By Chen Jia | China Daily | Updated: 2018-08-17 13:41
The central bank injected more funds through open market operations on Thursday. Photo/IC]

The central bank injected more funds through open market operations on Thursday, to ensure commercial banks have adequate resources to lend to the real economy.

The People's Bank of China restarted reverse repo operations after a suspension of 19 consecutive trading days, through which 40 billion yuan (5.8 billion) was injected into the banking system, according to a statement on its website on Thursday.

Meanwhile, it also deposited 120 billion yuan in cash from the national treasury into commercial banks for three months at an interest rate of 3.7 percent.

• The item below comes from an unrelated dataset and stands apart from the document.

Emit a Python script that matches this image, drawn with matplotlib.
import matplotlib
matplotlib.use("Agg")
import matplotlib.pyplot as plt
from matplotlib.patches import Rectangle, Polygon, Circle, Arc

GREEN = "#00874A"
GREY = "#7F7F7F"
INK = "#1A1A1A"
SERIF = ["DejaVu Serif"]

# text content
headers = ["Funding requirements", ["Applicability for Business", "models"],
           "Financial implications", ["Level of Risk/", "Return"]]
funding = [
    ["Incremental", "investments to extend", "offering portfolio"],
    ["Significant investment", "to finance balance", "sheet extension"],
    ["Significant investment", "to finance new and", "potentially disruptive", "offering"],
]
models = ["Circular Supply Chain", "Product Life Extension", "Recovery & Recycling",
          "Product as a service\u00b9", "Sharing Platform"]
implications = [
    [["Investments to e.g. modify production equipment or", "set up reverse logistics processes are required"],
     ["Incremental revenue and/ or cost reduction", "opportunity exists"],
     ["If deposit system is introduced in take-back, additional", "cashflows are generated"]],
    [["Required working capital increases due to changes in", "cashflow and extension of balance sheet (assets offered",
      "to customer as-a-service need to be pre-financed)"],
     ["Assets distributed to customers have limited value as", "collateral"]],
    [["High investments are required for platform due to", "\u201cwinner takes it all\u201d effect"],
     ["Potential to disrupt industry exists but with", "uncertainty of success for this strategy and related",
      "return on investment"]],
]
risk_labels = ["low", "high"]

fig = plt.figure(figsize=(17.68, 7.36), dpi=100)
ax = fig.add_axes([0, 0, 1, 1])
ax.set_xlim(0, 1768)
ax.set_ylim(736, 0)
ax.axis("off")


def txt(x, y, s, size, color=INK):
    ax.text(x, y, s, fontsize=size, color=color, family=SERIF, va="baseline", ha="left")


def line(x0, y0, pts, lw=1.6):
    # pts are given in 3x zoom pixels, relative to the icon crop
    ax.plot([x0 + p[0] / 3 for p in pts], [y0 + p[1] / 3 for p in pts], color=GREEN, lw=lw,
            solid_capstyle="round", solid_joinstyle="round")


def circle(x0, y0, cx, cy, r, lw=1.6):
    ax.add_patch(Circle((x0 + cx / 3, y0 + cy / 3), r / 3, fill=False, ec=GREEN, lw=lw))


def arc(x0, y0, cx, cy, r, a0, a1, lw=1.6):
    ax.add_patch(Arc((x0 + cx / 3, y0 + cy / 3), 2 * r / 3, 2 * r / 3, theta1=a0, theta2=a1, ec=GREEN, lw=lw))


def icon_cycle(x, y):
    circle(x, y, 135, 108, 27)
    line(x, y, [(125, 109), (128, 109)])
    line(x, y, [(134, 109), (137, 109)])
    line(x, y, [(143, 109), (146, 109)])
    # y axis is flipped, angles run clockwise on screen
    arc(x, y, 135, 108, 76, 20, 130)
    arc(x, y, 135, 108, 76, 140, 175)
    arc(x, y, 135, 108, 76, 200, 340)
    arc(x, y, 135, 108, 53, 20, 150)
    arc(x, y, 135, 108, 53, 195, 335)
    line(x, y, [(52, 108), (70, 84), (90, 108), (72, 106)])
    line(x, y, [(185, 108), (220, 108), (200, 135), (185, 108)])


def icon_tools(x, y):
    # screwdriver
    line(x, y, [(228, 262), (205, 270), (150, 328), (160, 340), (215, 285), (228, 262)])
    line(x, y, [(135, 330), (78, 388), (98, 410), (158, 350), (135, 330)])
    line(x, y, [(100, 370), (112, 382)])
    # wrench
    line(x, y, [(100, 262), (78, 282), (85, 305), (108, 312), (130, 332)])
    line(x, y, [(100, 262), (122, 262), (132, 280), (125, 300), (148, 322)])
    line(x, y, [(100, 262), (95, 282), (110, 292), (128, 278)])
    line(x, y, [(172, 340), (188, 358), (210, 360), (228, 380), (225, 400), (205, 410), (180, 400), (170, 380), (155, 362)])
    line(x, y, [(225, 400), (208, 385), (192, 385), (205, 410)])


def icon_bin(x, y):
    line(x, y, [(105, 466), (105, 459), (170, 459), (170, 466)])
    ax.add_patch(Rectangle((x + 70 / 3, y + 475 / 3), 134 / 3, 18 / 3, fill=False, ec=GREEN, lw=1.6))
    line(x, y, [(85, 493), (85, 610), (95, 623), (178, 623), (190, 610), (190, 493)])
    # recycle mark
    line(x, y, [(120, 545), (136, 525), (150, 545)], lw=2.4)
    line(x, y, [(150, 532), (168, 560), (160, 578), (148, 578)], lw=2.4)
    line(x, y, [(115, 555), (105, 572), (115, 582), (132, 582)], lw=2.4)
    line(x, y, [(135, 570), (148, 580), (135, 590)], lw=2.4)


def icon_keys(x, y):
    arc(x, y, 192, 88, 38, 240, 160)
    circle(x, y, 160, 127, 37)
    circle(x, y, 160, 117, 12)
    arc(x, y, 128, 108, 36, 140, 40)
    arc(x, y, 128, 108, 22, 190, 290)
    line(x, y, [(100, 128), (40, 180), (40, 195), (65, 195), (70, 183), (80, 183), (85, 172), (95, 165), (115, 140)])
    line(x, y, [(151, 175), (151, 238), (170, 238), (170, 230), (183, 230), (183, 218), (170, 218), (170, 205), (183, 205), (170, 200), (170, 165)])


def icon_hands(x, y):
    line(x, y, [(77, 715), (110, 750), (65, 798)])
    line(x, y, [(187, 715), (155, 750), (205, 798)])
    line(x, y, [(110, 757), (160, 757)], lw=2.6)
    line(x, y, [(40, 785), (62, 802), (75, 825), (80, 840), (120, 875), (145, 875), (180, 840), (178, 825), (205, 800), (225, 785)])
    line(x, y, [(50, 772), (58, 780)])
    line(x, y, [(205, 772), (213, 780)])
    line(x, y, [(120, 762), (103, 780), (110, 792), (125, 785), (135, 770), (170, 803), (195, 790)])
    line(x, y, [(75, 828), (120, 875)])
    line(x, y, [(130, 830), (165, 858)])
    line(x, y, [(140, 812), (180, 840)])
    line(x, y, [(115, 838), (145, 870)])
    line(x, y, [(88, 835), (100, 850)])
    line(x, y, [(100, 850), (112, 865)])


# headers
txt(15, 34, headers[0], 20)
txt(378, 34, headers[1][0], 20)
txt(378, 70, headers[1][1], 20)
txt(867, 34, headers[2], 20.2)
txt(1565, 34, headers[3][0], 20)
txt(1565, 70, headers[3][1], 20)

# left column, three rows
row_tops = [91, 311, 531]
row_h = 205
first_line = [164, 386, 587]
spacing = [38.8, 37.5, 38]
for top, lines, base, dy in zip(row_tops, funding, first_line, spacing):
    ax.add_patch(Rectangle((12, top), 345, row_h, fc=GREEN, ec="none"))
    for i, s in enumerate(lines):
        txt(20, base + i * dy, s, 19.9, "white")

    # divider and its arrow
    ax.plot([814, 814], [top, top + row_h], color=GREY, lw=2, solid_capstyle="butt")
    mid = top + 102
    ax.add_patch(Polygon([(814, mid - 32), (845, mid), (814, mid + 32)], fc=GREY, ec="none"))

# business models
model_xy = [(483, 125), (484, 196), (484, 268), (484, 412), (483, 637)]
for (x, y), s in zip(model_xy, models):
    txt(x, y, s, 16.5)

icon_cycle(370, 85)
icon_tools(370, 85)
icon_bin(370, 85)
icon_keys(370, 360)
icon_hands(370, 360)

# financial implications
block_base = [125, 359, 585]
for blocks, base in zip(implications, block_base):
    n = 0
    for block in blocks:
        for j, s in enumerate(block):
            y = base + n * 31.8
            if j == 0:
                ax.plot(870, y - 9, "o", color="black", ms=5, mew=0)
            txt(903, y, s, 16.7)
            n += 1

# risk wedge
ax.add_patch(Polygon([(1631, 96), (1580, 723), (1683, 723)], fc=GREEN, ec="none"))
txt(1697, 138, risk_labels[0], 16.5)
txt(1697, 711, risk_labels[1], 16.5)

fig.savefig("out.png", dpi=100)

But analysts have expressed their concern that the recent open market operation, a more frequently-used measure to meet the central bank's policy goals instead of changing the benchmark deposit and lending interest rates, may have resulted in too much easing of liquidity.

Thursday's moves followed an injection of 383 billion yuan into the market via the medium-term lending facility one day earlier.

Under the regime, commercial banks could borrow money from the PBOC at a cost of 3.3 percent within a year, unchanged from previous operations.

The MLF tool was introduced in 2014 to help commercial and policy banks maintain liquidity by allowing them to borrow from the central bank using securities as collateral.

Besides, the PBOC has cut reserve ratios for banks three times this year in an effort to inject liquidity into targeted sectors, and economists expect it to do so once or twice more later this year.

As the current liquidity has been largely eased recently, the interbank market's interest rate has seen obvious slips to a near two-year low.

That was mainly because "funds are sloshing around the financial system rather than being put to productive work in what the government calls the real economy", said He Wei, a financial researcher at FT Confidential Research, an independent research service from the Financial Times.

"Falling Chinese rates could make holding dollar assets relatively more attractive than holding renminbi assets, resulting in a drain of funding from the system as money leaves the country," said He.

"The problem now is how to channel the funds effectively into the real economy, instead of stocking in the banking system, and encourage banks to lend it out to companies that really need the funds," said Ming Ming, an analyst with CITIC Securities.

On Thursday, the PBOC Shanghai branch confirmed market rumors that it had banned commercial banks from using interbank accounts to deposit or lend yuan offshore through the Shanghai free-trade zone scheme, a measure to curb short-selling of renminbi in the offshore market.

The onshore yuan spot trading rate strengthened to 6.8960 per dollar on Thursday, up by 89 points from the last trading day's close.

Global markets throughout this week remains dictated by external pressures, with this most likely being encouraged by the intense risks around the Turkish lira crisis.

Jameel Ahmad, global head of Currency Strategy and Market Research at FXTM, said the threat to the Chinese currency would be that investors continue to remain "risk off" during this period, with a strict reduction in trading appetite towards emerging market assets.